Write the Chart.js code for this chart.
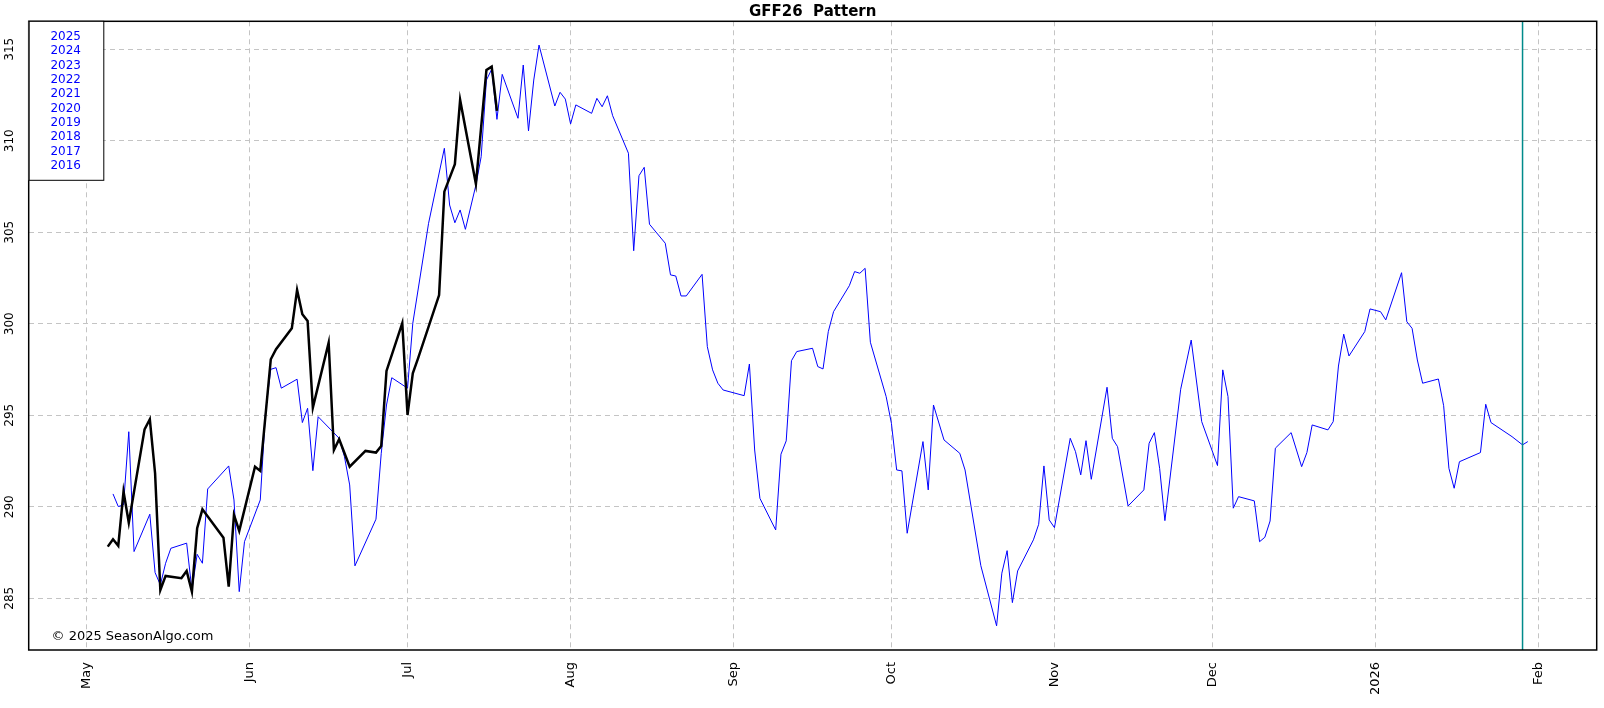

──────────

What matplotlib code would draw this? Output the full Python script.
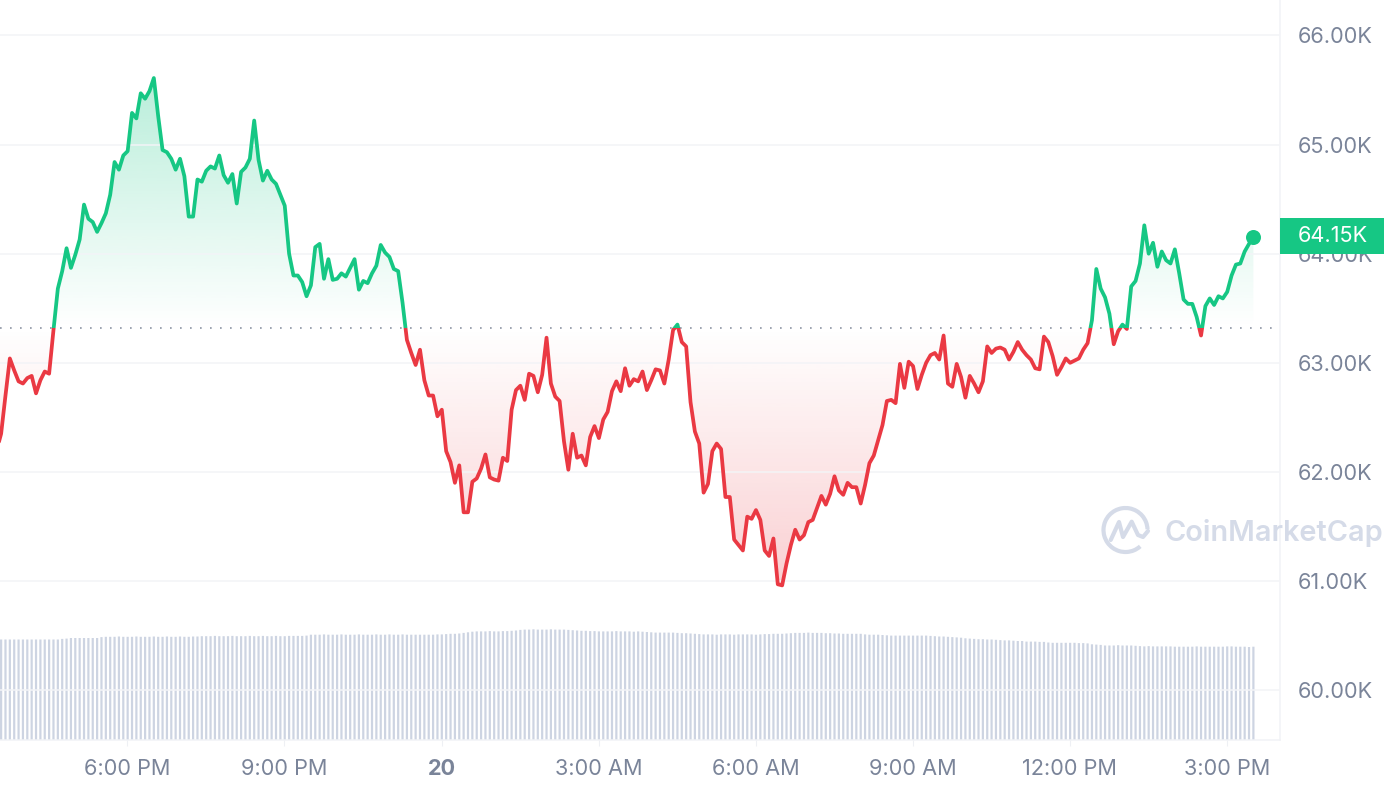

──────────

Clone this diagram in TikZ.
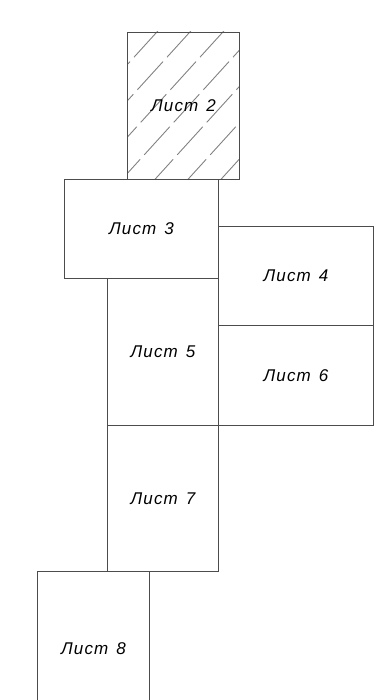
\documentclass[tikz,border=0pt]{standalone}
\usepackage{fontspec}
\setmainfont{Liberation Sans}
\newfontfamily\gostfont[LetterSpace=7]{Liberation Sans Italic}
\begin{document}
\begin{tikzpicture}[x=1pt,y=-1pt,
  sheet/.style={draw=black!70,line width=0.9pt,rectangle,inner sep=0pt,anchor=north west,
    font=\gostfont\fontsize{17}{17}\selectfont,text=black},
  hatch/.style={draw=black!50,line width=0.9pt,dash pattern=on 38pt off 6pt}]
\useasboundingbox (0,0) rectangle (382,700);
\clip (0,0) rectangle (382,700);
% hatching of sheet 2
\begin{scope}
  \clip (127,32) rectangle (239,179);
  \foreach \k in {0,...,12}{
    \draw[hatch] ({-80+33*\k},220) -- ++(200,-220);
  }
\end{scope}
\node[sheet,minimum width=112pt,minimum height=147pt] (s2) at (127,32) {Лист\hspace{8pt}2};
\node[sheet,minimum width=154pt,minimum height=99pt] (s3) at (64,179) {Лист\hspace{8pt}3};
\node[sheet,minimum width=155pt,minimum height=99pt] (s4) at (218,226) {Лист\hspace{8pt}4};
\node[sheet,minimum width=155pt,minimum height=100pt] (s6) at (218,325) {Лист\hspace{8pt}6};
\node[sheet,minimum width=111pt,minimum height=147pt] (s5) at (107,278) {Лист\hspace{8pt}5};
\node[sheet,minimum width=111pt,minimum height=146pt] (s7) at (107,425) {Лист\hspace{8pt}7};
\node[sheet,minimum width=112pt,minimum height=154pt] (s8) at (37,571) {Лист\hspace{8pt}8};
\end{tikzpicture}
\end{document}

──────────

• Instruction: Review the preceding data and report every line that includes the string "this".

• Task answer:
Write the Chart.js code for this chart.
What matplotlib code would draw this? Output the full Python script.
Clone this diagram in TikZ.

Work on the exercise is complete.